As a small investor, the case for owning at least a small amount of gold as a hedge against inflation and currency collapse is obvious. DON’T sell everything and buy gold! But consider giving it a place in a balanced portfolio. For most people, an amount that will both allow you to sleep at night and provide a meaningful hedge is lower than many may assume – perhaps 10%, more or less. All depends on the individual’s style, temperament, and goals.
I’d love to continue the conversation under the GOLD tag if others are interested.

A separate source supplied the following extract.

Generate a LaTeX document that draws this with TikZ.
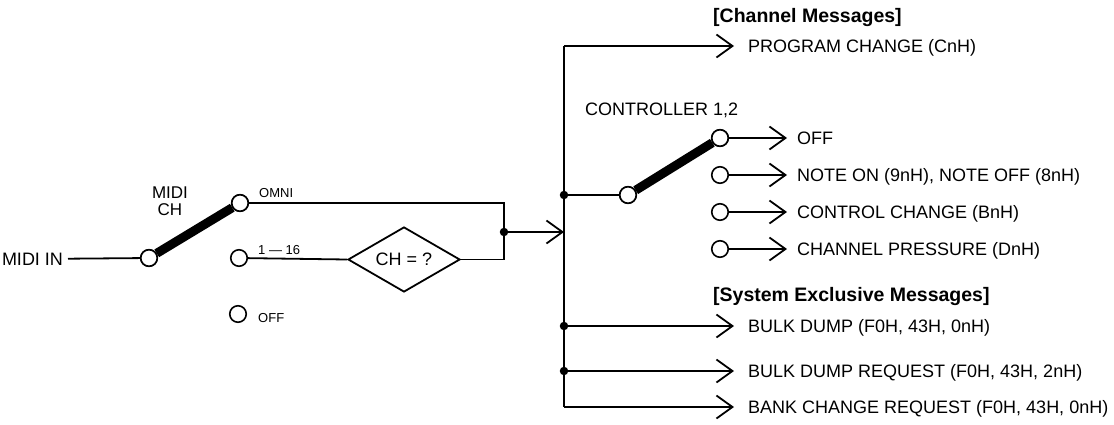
\documentclass[tikz,border=0pt]{standalone}
\usepackage{fontspec}
\setmainfont{Liberation Sans}
\usetikzlibrary{arrows.meta,shapes.geometric}
\begin{document}
\begin{tikzpicture}[x=1pt,y=-1pt,
  wire/.style={line width=1.8pt},
  arr/.style={wire,-{Straight Barb[length=16pt,width=23pt,line width=1.8pt]}},
  term/.style={circle,draw,fill=white,line width=1.6pt,minimum size=16.5pt,inner sep=0pt},
  jdot/.style={circle,fill=black,minimum size=8.5pt,inner sep=0pt},
  lbl/.style={anchor=west,inner sep=0pt,font=\fontsize{18}{20}\selectfont,text height=13pt,text depth=0pt},
  hdr/.style={anchor=west,inner sep=0pt,font=\fontsize{19.5}{21}\selectfont\bfseries,text height=14pt,text depth=0pt},
  small/.style={anchor=west,inner sep=0pt,font=\fontsize{13}{14}\selectfont,text height=9.5pt,text depth=0pt},
  swbar/.style={line width=9pt}
]
\useasboundingbox (0,0) rectangle (1114,424);

% ---------- left: MIDI channel switch ----------
\node[lbl,anchor=east,outer sep=5pt] (midiin) at (68,259) {MIDI IN};
\node[term] (c0) at (149,258) {};
\node[term] (c1) at (240,203) {};
\node[term] (c2) at (239,258) {};
\node[term] (c3) at (238,314) {};
\node[align=center,inner sep=0pt,font=\fontsize{17}{17}\selectfont] (midich) at (170,201) {MIDI\\CH};
\node[small] (omni) at (259,193) {OMNI};
\node[small] (ch16) at (258,250) {1 — 16};
\node[small] (offl) at (258,318) {OFF};
\node[diamond,draw,line width=1.8pt,minimum width=112pt,minimum height=65pt,aspect=1.72,inner sep=0pt,
      font=\fontsize{18}{20}\selectfont] (dia) at (404,259.5) {CH = ?};

\coordinate (jtop) at (504,203);
\coordinate (jbot) at (504,259.5);
\coordinate (bus) at (564,232);

\draw[wire] (midiin) -- (c0);
\draw[swbar] (c0) -- (c1);
\draw[wire] (c1) -- (jtop) -- (jbot) -- (dia.east);
\draw[wire] (c2) -- (dia.west);
\node[jdot] (jin) at (504,232) {};
\draw[arr] (jin.center) -- (bus);
\node[term] at (c0) {};
\node[term] at (c1) {};

% ---------- right: bus ----------
\coordinate (btop) at (564,46);
\coordinate (bbot) at (564,407);
\node[jdot] (jctl) at (564,195) {};
\node[jdot] (jbd) at (564,326) {};
\node[jdot] (jbr) at (564,371) {};
\draw[wire] (btop) -- (bbot);

\node[hdr] (hch) at (713,15) {[Channel Messages]};
\node[lbl] (tpc) at (748,46) {PROGRAM CHANGE (CnH)};
\coordinate (apc) at (734,46);
\draw[arr] (btop) -- (apc);

\node[lbl] (tctl) at (585,109) {CONTROLLER 1,2};
\node[term] (cc) at (628,195) {};
\node[term] (k1) at (720,138) {};
\node[term] (k2) at (720,175) {};
\node[term] (k3) at (720,212) {};
\node[term] (k4) at (720,249) {};
\draw[wire] (jctl.center) -- (cc);
\draw[swbar] (cc) -- (k1);
\node[term] at (cc) {};
\node[term] at (k1) {};

\coordinate (a1) at (787,138);
\coordinate (a2) at (787,175);
\coordinate (a3) at (787,212);
\coordinate (a4) at (787,249);
\draw[arr] (k1) -- (a1);
\draw[arr] (k2) -- (a2);
\draw[arr] (k3) -- (a3);
\draw[arr] (k4) -- (a4);
\node[lbl] (t1) at (797,138) {OFF};
\node[lbl] (t2) at (797,175) {NOTE ON (9nH), NOTE OFF (8nH)};
\node[lbl] (t3) at (797,212) {CONTROL CHANGE (BnH)};
\node[lbl] (t4) at (797,249) {CHANNEL PRESSURE (DnH)};

\node[hdr] (hsx) at (713,294) {[System Exclusive Messages]};
\coordinate (abd) at (734,326);
\coordinate (abr) at (734,371);
\coordinate (abk) at (734,407);
\draw[arr] (jbd.center) -- (abd);
\draw[arr] (jbr.center) -- (abr);
\draw[arr] (bbot) -- (abk);
\node[lbl] (tbd) at (748,326) {BULK DUMP (F0H, 43H, 0nH)};
\node[lbl] (tbr) at (748,371) {BULK DUMP REQUEST (F0H, 43H, 2nH)};
\node[lbl] (tbk) at (748,407) {BANK CHANGE REQUEST (F0H, 43H, 0nH)};
\end{tikzpicture}
\end{document}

Aren't the Chinese stockpiling gold?
Yes. And the Chinese reserves are much greater than the officially reported amounts by the Peoples Bank, because additional tonnage is held in sovereign wealth and military-controlled funds. They send us products and we send them dollars. Not sure who is getting the better deal, but they have trillions of dollars and very little to do with it but buy Treasury bonds. However, they are diversifying into hard assets like gold, copper mines in Africa, ports, airports and other infrastructure, etc. They have aspirations to make the yuan a reserve currency and a trading currency without the USD, and are taking aggressive steps to make this happen. Gold will buy them a seat at the table with the "smartest guys in the room" when the global financial re-set happens. Only then will we discover the true extent of their gold hoard. For now, they prefer the price stays low, because they are not done buying.
Very concise and educated post. I agree, we are in a quandary. Gold is part of the solution. Where to put your wealth is a question we are all playing out. Diversify cash, metals, crypto, and tangible assets. Be prepared for the worst but live your life!